Data block ->
____________

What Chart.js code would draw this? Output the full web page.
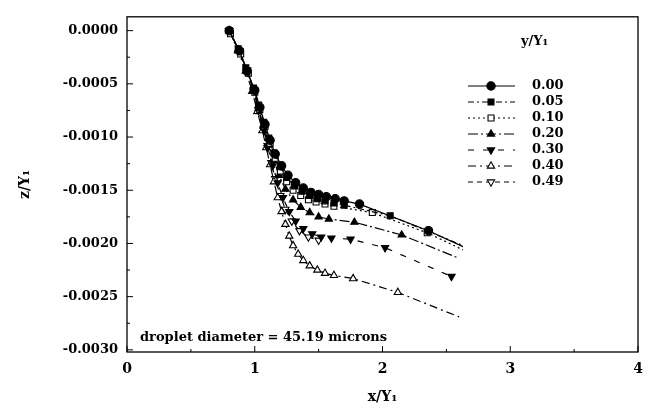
<!DOCTYPE html>
<html>
<head>
<meta charset="utf-8">
<script src="https://cdn.jsdelivr.net/npm/chart.js@4.4.0/dist/chart.umd.min.js"></script>
<style>
html, body { margin: 0; padding: 0; background: #fff; }
</style>
</head>
<body>
<canvas id="chart-droplet" width="659" height="412"></canvas>
<script>
// y/Y1 stations shown in the legend
var ratios = ['0.00', '0.05', '0.10', '0.20', '0.30', '0.40', '0.49'];

// axis ticks
var xTicks = [0, 1, 2, 3, 4];
var yTicks = [0, -0.0005, -0.0010, -0.0015, -0.0020, -0.0025, -0.0030];

// trajectories, x/Y1 and z/Y1
var x000 = [0.80, 0.88, 0.94, 1.00, 1.04, 1.08, 1.12, 1.16, 1.21, 1.26, 1.32, 1.38, 1.44, 1.50, 1.56, 1.63, 1.70, 1.82, 2.36, 2.63];
var z000 = [0, -0.00019, -0.00038, -0.00056, -0.00072, -0.00088, -0.00103, -0.00116, -0.00127, -0.00136, -0.00143, -0.00148, -0.00152, -0.00154, -0.00156, -0.00158, -0.00160, -0.00163, -0.00188, -0.00203];

var x005 = [0.80, 0.87, 0.93, 0.99, 1.03, 1.07, 1.11, 1.15, 1.20, 1.25, 1.31, 1.37, 1.43, 1.49, 1.55, 1.62, 1.70, 2.06, 2.63];
var z005 = [0, -0.00017, -0.00035, -0.00054, -0.00070, -0.00086, -0.00101, -0.00115, -0.00128, -0.00138, -0.00146, -0.00151, -0.00155, -0.00158, -0.00160, -0.00162, -0.00164, -0.00174, -0.00202];

var x010 = [0.81, 0.89, 0.95, 1.00, 1.04, 1.08, 1.12, 1.16, 1.20, 1.25, 1.30, 1.36, 1.42, 1.48, 1.55, 1.62, 1.92, 2.35, 2.63];
var z010 = [-0.00003, -0.00022, -0.00040, -0.00058, -0.00074, -0.00090, -0.00106, -0.00120, -0.00132, -0.00142, -0.00150, -0.00155, -0.00159, -0.00161, -0.00163, -0.00165, -0.00171, -0.00190, -0.00206];

var x020 = [0.80, 0.87, 0.94, 0.99, 1.03, 1.07, 1.11, 1.15, 1.19, 1.24, 1.30, 1.36, 1.43, 1.50, 1.58, 1.78, 2.15, 2.60];
var z020 = [0, -0.00018, -0.00037, -0.00056, -0.00073, -0.00090, -0.00107, -0.00122, -0.00136, -0.00149, -0.00159, -0.00166, -0.00171, -0.00175, -0.00177, -0.00180, -0.00192, -0.00214];

var x030 = [0.80, 0.88, 0.94, 0.99, 1.03, 1.07, 1.10, 1.14, 1.18, 1.22, 1.27, 1.32, 1.38, 1.45, 1.52, 1.60, 1.75, 2.02, 2.54];
var z030 = [0, -0.00019, -0.00038, -0.00057, -0.00075, -0.00093, -0.00110, -0.00127, -0.00143, -0.00157, -0.00170, -0.00179, -0.00186, -0.00191, -0.00194, -0.00195, -0.00196, -0.00204, -0.00231];

var x040 = [0.80, 0.87, 0.93, 0.98, 1.02, 1.06, 1.09, 1.12, 1.15, 1.18, 1.21, 1.24, 1.27, 1.30, 1.34, 1.38, 1.43, 1.49, 1.55, 1.62, 1.77, 2.12, 2.60];
var z040 = [0, -0.00019, -0.00038, -0.00057, -0.00076, -0.00094, -0.00110, -0.00126, -0.00142, -0.00157, -0.00170, -0.00182, -0.00193, -0.00202, -0.00210, -0.00216, -0.00221, -0.00225, -0.00228, -0.00230, -0.00233, -0.00246, -0.00269];

var x049 = [0.80, 0.88, 0.94, 0.99, 1.03, 1.07, 1.10, 1.13, 1.16, 1.20, 1.24, 1.29, 1.35, 1.42, 1.50];
var z049 = [0, -0.00019, -0.00037, -0.00056, -0.00074, -0.00092, -0.00108, -0.00124, -0.00139, -0.00155, -0.00168, -0.00179, -0.00188, -0.00194, -0.00197];

var serif = '"DejaVu Serif", "Liberation Serif", serif';

function toPoints(xs, zs) {
    return xs.map(function (x, i) { return { x: x, y: zs[i] }; });
}

// last point of some curves is only the end of the fitted line, no symbol
function radii(xs, lineOnlyEnd) {
    return xs.map(function (x, i) { return (lineOnlyEnd && i === xs.length - 1) ? 0 : 4.2; });
}

function series(label, xs, zs, style, open, rotation, dash, lineOnlyEnd) {
    return {
        label: label,
        data: toPoints(xs, zs),
        showLine: true,
        borderColor: '#000',
        borderWidth: 1.2,
        borderDash: dash,
        pointStyle: style,
        pointRotation: rotation,
        pointRadius: radii(xs, lineOnlyEnd),
        pointBackgroundColor: open ? '#fff' : '#000',
        pointBorderColor: '#000',
        pointBorderWidth: 1.1,
        tension: 0
    };
}

var framePlugin = {
    id: 'frame',
    afterDraw: function (chart) {
        var ctx = chart.ctx;
        var a = chart.chartArea;
        var xs = chart.scales.x, ys = chart.scales.y;
        ctx.save();
        ctx.strokeStyle = '#000';
        ctx.lineWidth = 1.3;
        ctx.strokeRect(a.left, a.top, a.right - a.left, a.bottom - a.top);

        // inward ticks
        ctx.lineWidth = 1;
        ctx.beginPath();
        xTicks.forEach(function (v, i) {
            var px = xs.getPixelForValue(v);
            ctx.moveTo(px, a.bottom); ctx.lineTo(px, a.bottom - 6);
            if (i < xTicks.length - 1) {
                var mx = xs.getPixelForValue((v + xTicks[i + 1]) / 2);
                ctx.moveTo(mx, a.bottom); ctx.lineTo(mx, a.bottom - 3);
            }
        });
        yTicks.forEach(function (v, i) {
            var py = ys.getPixelForValue(v);
            ctx.moveTo(a.left, py); ctx.lineTo(a.left + 6, py);
            if (i < yTicks.length - 1) {
                var my = ys.getPixelForValue((v + yTicks[i + 1]) / 2);
                ctx.moveTo(a.left, my); ctx.lineTo(a.left + 3, my);
            }
        });
        ctx.stroke();

        // note inside the plot
        ctx.fillStyle = '#000';
        ctx.font = 'bold 13px ' + serif;
        ctx.textBaseline = 'middle';
        ctx.textAlign = 'left';
        ctx.fillText('droplet diameter = 45.19 microns', 140, 338);

        // legend
        ctx.fillText('y/Y\u2081', 521, 42);
        chart.data.datasets.forEach(function (ds, i) {
            var y = 86 + i * 16;
            ctx.strokeStyle = '#000';
            ctx.lineWidth = ds.borderWidth;
            ctx.setLineDash(ds.borderDash);
            ctx.beginPath();
            ctx.moveTo(468, y); ctx.lineTo(515, y);
            ctx.stroke();
            ctx.setLineDash([]);
            ctx.fillStyle = ds.pointBackgroundColor;
            ctx.lineWidth = ds.pointBorderWidth;
            Chart.helpers.drawPoint(ctx, {
                pointStyle: ds.pointStyle,
                rotation: ds.pointRotation,
                radius: 4.2,
                borderWidth: ds.pointBorderWidth
            }, 491, y);
            ctx.fillStyle = '#000';
            ctx.fillText(ds.label, 532, y);
        });
        ctx.restore();
    }
};

function chart() {
    var ctx = document.getElementById('chart-droplet');
    if (ctx) {
        new Chart(ctx, {
            type: 'scatter',
            data: {
                datasets: [
                    series(ratios[0], x000, z000, 'circle', false, 0, [], true),
                    series(ratios[1], x005, z005, 'rect', false, 0, [6, 3, 2, 3], true),
                    series(ratios[2], x010, z010, 'rect', true, 0, [2, 3], true),
                    series(ratios[3], x020, z020, 'triangle', false, 0, [10, 3, 2, 3], true),
                    series(ratios[4], x030, z030, 'triangle', false, 180, [6, 9], false),
                    series(ratios[5], x040, z040, 'triangle', true, 0, [8, 4, 2, 4], true),
                    series(ratios[6], x049, z049, 'triangle', true, 180, [5, 4], false)
                ]
            },
            options: {
                responsive: false,
                animation: false,
                devicePixelRatio: 1,
                events: [],
                layout: { padding: { top: 7, right: 21, left: 0, bottom: 0 } },
                plugins: { legend: { display: false }, tooltip: { enabled: false } },
                scales: {
                    x: {
                        type: 'linear',
                        min: 0,
                        max: 4,
                        afterBuildTicks: function (scale) {
                            scale.ticks = xTicks.map(function (v) { return { value: v }; });
                        },
                        afterFit: function (scale) { scale.height = 60; },
                        grid: { display: false, drawTicks: false },
                        border: { display: false },
                        ticks: {
                            color: '#000',
                            padding: 9,
                            maxRotation: 0,
                            font: { family: serif, size: 14, weight: 'bold' },
                            callback: function (v) { return String(v); }
                        },
                        title: {
                            display: true,
                            text: 'x/Y\u2081',
                            color: '#000',
                            padding: { top: 0, bottom: 6 },
                            font: { family: serif, size: 14, weight: 'bold' }
                        }
                    },
                    y: {
                        type: 'linear',
                        min: -0.00302,
                        max: 0.00013,
                        afterBuildTicks: function (scale) {
                            scale.ticks = yTicks.map(function (v) { return { value: v }; });
                        },
                        afterFit: function (scale) { scale.width = 127; },
                        grid: { display: false, drawTicks: false },
                        border: { display: false },
                        ticks: {
                            color: '#000',
                            padding: 9,
                            font: { family: serif, size: 13, weight: 'bold' },
                            callback: function (v) { return Number(v).toFixed(4); }
                        },
                        title: {
                            display: true,
                            text: 'z/Y\u2081',
                            color: '#000',
                            padding: { top: 17, bottom: 0 },
                            font: { family: serif, size: 14, weight: 'bold' }
                        }
                    }
                }
            },
            plugins: [framePlugin]
        });
    }
}

chart();
</script>
</body>
</html>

____________

The request -> Reproduce exactly the run of lines that opens the listing and closes with the line holding "-0.00164, -0.00174, -0.00202];". Pictures are excluded.

Complete response ->
What Chart.js code would draw this? Output the full web page.
<!DOCTYPE html>
<html>
<head>
<meta charset="utf-8">
<script src="https://cdn.jsdelivr.net/npm/chart.js@4.4.0/dist/chart.umd.min.js"></script>
<style>
html, body { margin: 0; padding: 0; background: #fff; }
</style>
</head>
<body>
<canvas id="chart-droplet" width="659" height="412"></canvas>
<script>
// y/Y1 stations shown in the legend
var ratios = ['0.00', '0.05', '0.10', '0.20', '0.30', '0.40', '0.49'];

// axis ticks
var xTicks = [0, 1, 2, 3, 4];
var yTicks = [0, -0.0005, -0.0010, -0.0015, -0.0020, -0.0025, -0.0030];

// trajectories, x/Y1 and z/Y1
var x000 = [0.80, 0.88, 0.94, 1.00, 1.04, 1.08, 1.12, 1.16, 1.21, 1.26, 1.32, 1.38, 1.44, 1.50, 1.56, 1.63, 1.70, 1.82, 2.36, 2.63];
var z000 = [0, -0.00019, -0.00038, -0.00056, -0.00072, -0.00088, -0.00103, -0.00116, -0.00127, -0.00136, -0.00143, -0.00148, -0.00152, -0.00154, -0.00156, -0.00158, -0.00160, -0.00163, -0.00188, -0.00203];

var x005 = [0.80, 0.87, 0.93, 0.99, 1.03, 1.07, 1.11, 1.15, 1.20, 1.25, 1.31, 1.37, 1.43, 1.49, 1.55, 1.62, 1.70, 2.06, 2.63];
var z005 = [0, -0.00017, -0.00035, -0.00054, -0.00070, -0.00086, -0.00101, -0.00115, -0.00128, -0.00138, -0.00146, -0.00151, -0.00155, -0.00158, -0.00160, -0.00162, -0.00164, -0.00174, -0.00202];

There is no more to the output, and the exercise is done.